Work to complete: Retype every line from the start of the data down to and including the line with "0.0098, 0.0176, 0.0390];". Skip the pictures.

Supplied information:

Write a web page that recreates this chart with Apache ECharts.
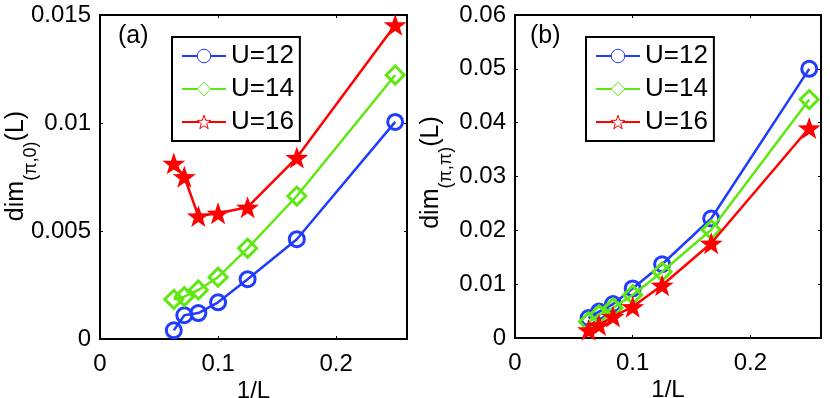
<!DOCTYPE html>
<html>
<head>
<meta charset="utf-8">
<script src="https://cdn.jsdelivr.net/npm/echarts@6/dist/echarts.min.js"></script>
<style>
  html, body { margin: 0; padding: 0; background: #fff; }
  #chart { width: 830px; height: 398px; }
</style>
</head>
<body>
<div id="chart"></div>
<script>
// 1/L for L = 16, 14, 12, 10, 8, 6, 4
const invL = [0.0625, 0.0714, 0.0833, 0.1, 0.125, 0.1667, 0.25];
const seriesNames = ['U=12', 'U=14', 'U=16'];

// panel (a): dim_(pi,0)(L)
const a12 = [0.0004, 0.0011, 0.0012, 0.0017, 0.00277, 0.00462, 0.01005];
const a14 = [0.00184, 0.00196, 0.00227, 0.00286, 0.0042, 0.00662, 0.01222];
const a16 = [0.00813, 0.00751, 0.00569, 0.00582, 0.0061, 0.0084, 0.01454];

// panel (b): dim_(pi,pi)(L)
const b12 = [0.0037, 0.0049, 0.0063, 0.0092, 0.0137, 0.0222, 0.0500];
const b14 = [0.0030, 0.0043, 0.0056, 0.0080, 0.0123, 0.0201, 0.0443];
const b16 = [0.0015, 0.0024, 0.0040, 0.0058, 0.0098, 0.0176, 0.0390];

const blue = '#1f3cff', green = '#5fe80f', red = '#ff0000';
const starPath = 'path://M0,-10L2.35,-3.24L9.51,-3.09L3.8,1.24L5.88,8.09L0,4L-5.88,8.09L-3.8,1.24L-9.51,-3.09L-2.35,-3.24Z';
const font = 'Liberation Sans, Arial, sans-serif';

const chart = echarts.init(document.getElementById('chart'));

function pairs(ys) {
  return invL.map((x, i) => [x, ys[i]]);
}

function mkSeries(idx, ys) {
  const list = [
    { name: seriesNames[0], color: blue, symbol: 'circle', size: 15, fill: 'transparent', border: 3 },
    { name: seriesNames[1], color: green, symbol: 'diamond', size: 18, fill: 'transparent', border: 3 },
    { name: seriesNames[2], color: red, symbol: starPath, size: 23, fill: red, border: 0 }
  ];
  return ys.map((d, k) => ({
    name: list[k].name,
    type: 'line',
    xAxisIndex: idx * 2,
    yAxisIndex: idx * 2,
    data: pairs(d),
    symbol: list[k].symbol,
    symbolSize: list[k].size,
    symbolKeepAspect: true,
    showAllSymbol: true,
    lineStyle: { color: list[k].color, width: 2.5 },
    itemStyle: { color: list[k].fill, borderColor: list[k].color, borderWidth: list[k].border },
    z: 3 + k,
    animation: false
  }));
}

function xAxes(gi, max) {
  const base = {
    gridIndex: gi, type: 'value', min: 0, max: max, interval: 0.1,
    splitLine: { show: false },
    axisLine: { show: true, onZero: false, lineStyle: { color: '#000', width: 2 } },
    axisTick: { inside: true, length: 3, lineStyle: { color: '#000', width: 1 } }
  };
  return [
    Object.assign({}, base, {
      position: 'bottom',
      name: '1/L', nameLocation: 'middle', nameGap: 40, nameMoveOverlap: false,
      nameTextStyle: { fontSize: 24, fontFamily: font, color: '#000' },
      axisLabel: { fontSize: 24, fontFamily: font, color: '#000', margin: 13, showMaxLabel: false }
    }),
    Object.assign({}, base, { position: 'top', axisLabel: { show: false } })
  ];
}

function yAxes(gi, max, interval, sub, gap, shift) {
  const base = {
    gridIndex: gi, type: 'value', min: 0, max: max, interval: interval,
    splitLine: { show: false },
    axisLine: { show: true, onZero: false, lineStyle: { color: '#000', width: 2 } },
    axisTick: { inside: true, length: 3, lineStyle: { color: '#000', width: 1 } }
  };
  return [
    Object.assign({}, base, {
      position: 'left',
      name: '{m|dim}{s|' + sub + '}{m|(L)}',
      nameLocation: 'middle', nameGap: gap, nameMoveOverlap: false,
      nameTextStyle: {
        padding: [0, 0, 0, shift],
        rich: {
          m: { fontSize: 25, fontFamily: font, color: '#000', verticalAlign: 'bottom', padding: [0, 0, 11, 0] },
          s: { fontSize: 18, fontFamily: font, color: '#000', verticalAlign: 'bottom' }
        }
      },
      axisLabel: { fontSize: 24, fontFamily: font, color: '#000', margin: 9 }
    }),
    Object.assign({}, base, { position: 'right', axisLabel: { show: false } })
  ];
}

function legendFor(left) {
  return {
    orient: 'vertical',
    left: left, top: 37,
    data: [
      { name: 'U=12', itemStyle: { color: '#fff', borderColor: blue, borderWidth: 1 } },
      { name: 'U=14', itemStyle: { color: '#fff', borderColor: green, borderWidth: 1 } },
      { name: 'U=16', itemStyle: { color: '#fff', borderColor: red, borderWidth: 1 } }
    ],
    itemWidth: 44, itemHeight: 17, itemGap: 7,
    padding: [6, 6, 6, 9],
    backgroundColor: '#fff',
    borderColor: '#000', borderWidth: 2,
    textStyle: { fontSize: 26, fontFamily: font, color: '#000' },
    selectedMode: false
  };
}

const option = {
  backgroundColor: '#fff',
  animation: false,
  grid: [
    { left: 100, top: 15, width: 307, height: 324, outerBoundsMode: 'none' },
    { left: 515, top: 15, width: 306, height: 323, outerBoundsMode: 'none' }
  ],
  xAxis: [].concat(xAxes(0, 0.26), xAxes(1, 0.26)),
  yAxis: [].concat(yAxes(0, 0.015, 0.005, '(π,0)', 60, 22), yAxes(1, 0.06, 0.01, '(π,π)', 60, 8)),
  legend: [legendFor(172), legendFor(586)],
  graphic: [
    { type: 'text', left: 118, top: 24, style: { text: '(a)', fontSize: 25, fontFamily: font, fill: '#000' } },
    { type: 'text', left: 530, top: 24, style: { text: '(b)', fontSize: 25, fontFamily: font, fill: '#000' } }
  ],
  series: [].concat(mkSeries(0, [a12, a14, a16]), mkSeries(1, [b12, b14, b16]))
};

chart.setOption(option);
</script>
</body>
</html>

Answer to this exercise:
Write a web page that recreates this chart with Apache ECharts.
<!DOCTYPE html>
<html>
<head>
<meta charset="utf-8">
<script src="https://cdn.jsdelivr.net/npm/echarts@6/dist/echarts.min.js"></script>
<style>
  html, body { margin: 0; padding: 0; background: #fff; }
  #chart { width: 830px; height: 398px; }
</style>
</head>
<body>
<div id="chart"></div>
<script>
// 1/L for L = 16, 14, 12, 10, 8, 6, 4
const invL = [0.0625, 0.0714, 0.0833, 0.1, 0.125, 0.1667, 0.25];
const seriesNames = ['U=12', 'U=14', 'U=16'];

// panel (a): dim_(pi,0)(L)
const a12 = [0.0004, 0.0011, 0.0012, 0.0017, 0.00277, 0.00462, 0.01005];
const a14 = [0.00184, 0.00196, 0.00227, 0.00286, 0.0042, 0.00662, 0.01222];
const a16 = [0.00813, 0.00751, 0.00569, 0.00582, 0.0061, 0.0084, 0.01454];

// panel (b): dim_(pi,pi)(L)
const b12 = [0.0037, 0.0049, 0.0063, 0.0092, 0.0137, 0.0222, 0.0500];
const b14 = [0.0030, 0.0043, 0.0056, 0.0080, 0.0123, 0.0201, 0.0443];
const b16 = [0.0015, 0.0024, 0.0040, 0.0058, 0.0098, 0.0176, 0.0390];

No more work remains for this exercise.